In 1914, engineers came up with a strange but smart idea: instead of trying to dry the swamp, what if they flooded it even more?
They built a spillway — basically a dam — at the lake’s outlet. It raised the water level to a consistent depth (about 168.5 feet above sea level). This did two things:
- Turned shallow, sticky swamps into navigable lake
- Allowed floating drilling rigs and barges to move in and do their work
And just like that, oil wells began popping up right on the water. In fact, Caddo Lake became home to the world’s first over-water oil well. A piece of quiet backcountry had become a floating oil field.
That’s not just clever. That’s the kind of story you half-expect to see in a dusty library book, the kind you only pick up because the cover has a gator on it.
The Drawbridge, the Towns, and the Boats

To connect the dots — and the people — a drawbridge was built in 1914 between Port Caddo and Oil City. It lifted to let tankers and supply boats through, and lowered to carry cars, wagons, and workers.
The thing still stands today. A steel-boned memory of a time when engineers wore vests, not vests with logos.
Back then, this whole region was booming. Oil rigs hummed. Barges creaked through the water. New towns sprouted up, most of them with the kind of names that sounded made up: Rodessa, Oil City, Trees.
Some of those towns flourished. Some faded. But the energy of that era — the risk, the sweat, the sheer belief that you could figure things out — lingers.
Other Voices, Other Stories

Over the past few days, I’ve come across more pieces of this history.
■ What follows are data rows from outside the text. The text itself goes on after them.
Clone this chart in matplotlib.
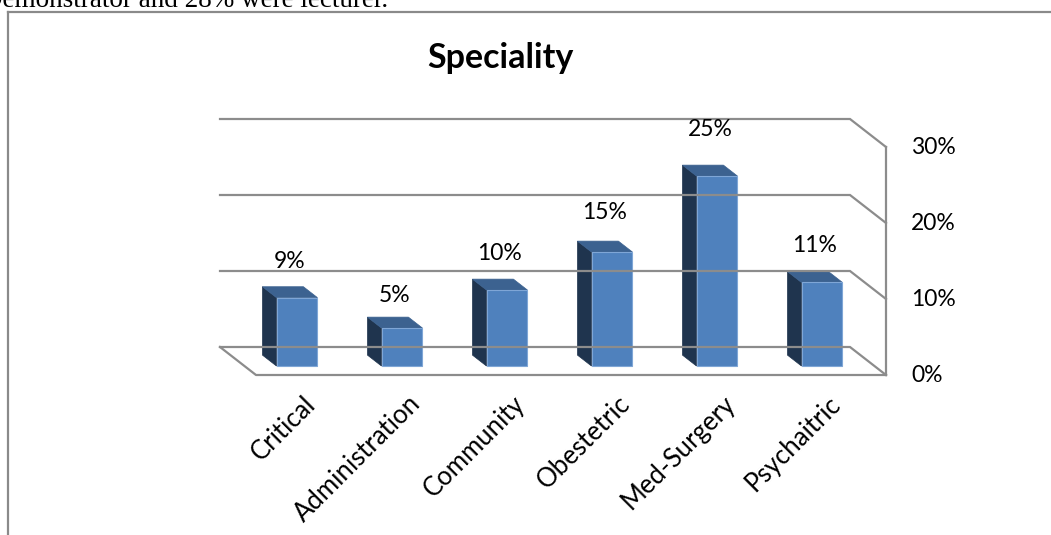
import matplotlib.pyplot as plt
from matplotlib.patches import Polygon
from matplotlib.lines import Line2D

plt.rcParams['font.family'] = ['Lato', 'DejaVu Sans']

categories = ['Critical', 'Administration', 'Community', 'Obestetric', 'Med-Surgery', 'Psychaitric']
values = [9, 5, 10, 15, 25, 11]
labels = ['9%', '5%', '10%', '15%', '25%', '11%']
yticks = [0, 10, 20, 30]
ytick_labels = ['0%', '10%', '20%', '30%']

# oblique "3d" look: depth z goes 0 (back wall) -> 1 (front edge)
KX = 36 / 105.0
KY = 28 / 7.6
W = 0.39
ZB, ZF = 0.29, 0.68
GRID = '#8c8c8c'


def proj(c, v, z):
    return c + KX * z, v - KY * z


fig = plt.figure(figsize=(10.51, 5.35), dpi=100)
ax = fig.add_axes([220 / 1051, 188 / 535, 630 / 1051, 228 / 535])
ax.set_xlim(0, len(categories))
ax.set_ylim(0, 30)
ax.axis('off')

n = len(categories)

# back wall gridlines with the turn towards the front at the right
for v in yticks:
    pts = [proj(0, v, 0), proj(n, v, 0), proj(n, v, 1)]
    ax.plot([p[0] for p in pts], [p[1] for p in pts], color=GRID, lw=1.6,
            clip_on=False, solid_joinstyle='miter')

# floor
pts = [proj(0, 0, 0), proj(0, 0, 1), proj(n, 0, 1)]
ax.plot([p[0] for p in pts], [p[1] for p in pts], color=GRID, lw=1.6, clip_on=False)

# right value axis
p0, p1 = proj(n, 0, 1), proj(n, 30, 1)
ax.plot([p0[0], p1[0]], [p0[1], p1[1]], color=GRID, lw=1.6, clip_on=False)
for v, lab in zip(yticks, ytick_labels):
    x, y = proj(n, v, 1)
    ax.annotate('', xy=(x, y), xytext=(8, 0), textcoords='offset pixels',
                arrowprops=dict(arrowstyle='-', color=GRID, lw=1.6,
                                shrinkA=0, shrinkB=0))
    ax.annotate(lab, xy=(x, y), xytext=(25, 0), textcoords='offset pixels',
                ha='left', va='center', fontsize=16.5, annotation_clip=False)

# category ticks
for i in range(n + 1):
    x, y = proj(i, 0, 1)
    ax.annotate('', xy=(x, y), xytext=(0, -8), textcoords='offset pixels',
                arrowprops=dict(arrowstyle='-', color=GRID, lw=1.6,
                                shrinkA=0, shrinkB=0))

# bars
for i, v in enumerate(values):
    c0, c1 = i + 0.5 - W / 2, i + 0.5 + W / 2
    side = [proj(c0, 0, ZB), proj(c0, v, ZB), proj(c0, v, ZF), proj(c0, 0, ZF)]
    top = [proj(c0, v, ZB), proj(c1, v, ZB), proj(c1, v, ZF), proj(c0, v, ZF)]
    front = [proj(c0, 0, ZF), proj(c1, 0, ZF), proj(c1, v, ZF), proj(c0, v, ZF)]
    ax.add_patch(Polygon(side, closed=True, fc='#1f344e', ec='#1f344e', lw=0.5, clip_on=False))
    ax.add_patch(Polygon(top, closed=True, fc='#3c6290', ec='#3c6290', lw=0.5, clip_on=False))
    ax.add_patch(Polygon(front, closed=True, fc='#4f81bd', ec='#7fa6d6', lw=0.8, clip_on=False))

# value labels
for i, (v, lab) in enumerate(zip(values, labels)):
    x, y = proj(i + 0.5, v, (ZB + ZF) / 2)
    ax.annotate(lab, xy=(x, y), xytext=(0, 24 + 0.7 * v), textcoords='offset pixels',
                ha='center', va='center', fontsize=16.5, annotation_clip=False)

# category labels
for i, cat in enumerate(categories):
    x, y = proj(i + 0.5, 0, 1)
    ax.annotate(cat, xy=(x, y), xytext=(3, -25), textcoords='offset pixels',
                ha='right', va='center', rotation=45, rotation_mode='anchor',
                fontsize=18.5, annotation_clip=False)

fig.text(500 / 1051, 1 - 58 / 535, 'Speciality', ha='center', va='center',
         fontsize=24.5, fontweight='bold')

# text of the page above the chart, cut off by the crop
fig.text(388 / 1051, 1 - 7 / 535, 'Demonstrator and 28% were lecturer.',
         ha='right', va='baseline', fontsize=19.5, family='Liberation Serif')

# chart frame
fig.add_artist(Line2D([8 / 1051, 8 / 1051], [0, 1 - 12 / 535], color='#8a8a8a', lw=1.6))
fig.add_artist(Line2D([8 / 1051, 1], [1 - 12 / 535, 1 - 12 / 535], color='#8a8a8a', lw=1.6))

fig.savefig('out.png', dpi=100)
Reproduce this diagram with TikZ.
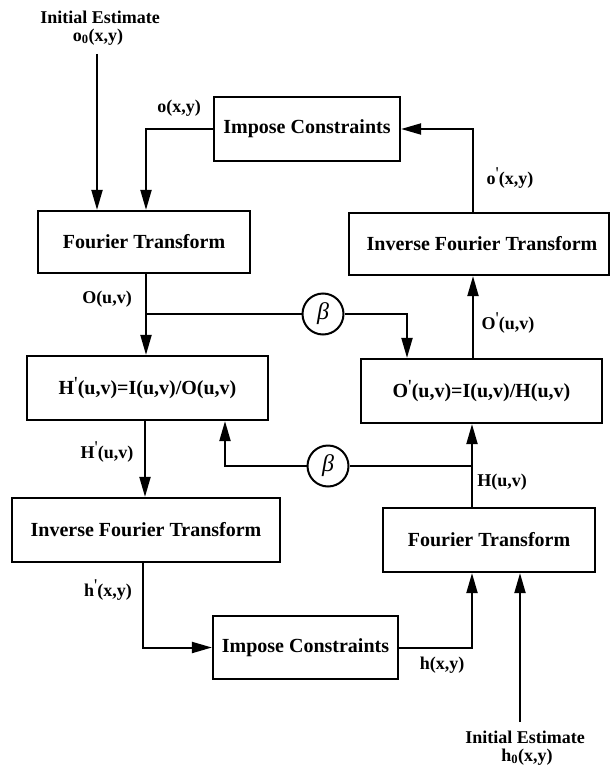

People who grew up near Caddo Lake — or whose parents did — shared bits I never would’ve known:
- One man said his grandfather worked a tugboat out there during the 1930s. “All night, lanterns on the water,” he wrote. “You’d see them drift like stars.”
- A woman recalled hearing stories of fires that lit the lake sky red. Oil fires — dangerous, fast. But oddly beautiful in memory.
These stories aren’t mine, but they feel real. And if you’re from the South — or have family from there — maybe you’ve heard echoes of them too.
The Caddo People, and the Name We Still Use
Long before oil, before bridges or barges, this place was home to the Caddo Nation — a group of Native American tribes who lived across East Texas and parts of Louisiana. The lake is named after them.
They farmed, fished, and lived in this landscape when it was still raw and unpredictable. Their story is quieter in today’s history books, but it’s not gone. And it’s worth remembering that the land holds more than one past at a time.
After the Boom: A Lake Reborn
By the mid-20th century, the oil boom slowed. Rigs disappeared. Refineries shut down. Nature, patient as always, began to reclaim the shoreline.
Today, Caddo Lake is a protected reserve — a swamp again, but this time loved for it. It’s a home to birds, alligators, cypress trees, and still-water reflections.
People come to paddle quietly, to fish, to photograph Spanish moss in golden light. The oil is still there, but no one’s in a rush to dig it out anymore.
A Final Note from the Back Row
When I was in school in the early ’80s, we had a substitute teacher once who showed us slides from her trip to Louisiana. Swamp photos, mostly. One kid whispered that alligators could smell chewing gum. I remember watching the images, feeling bored, but also weirdly drawn in.
I think about that now. Back then, I didn’t know those swamps were full of stories — of oil spills, of clever dams, of Native villages, of barges with lanterns. Places like Caddo Lake look sleepy. But they’re not.
Sometimes, a quiet lake holds louder history than a city block.
And sometimes, all it takes to find it is a comment under a video. thank you again Jerry Maune for tagging me to discover this great piece of history.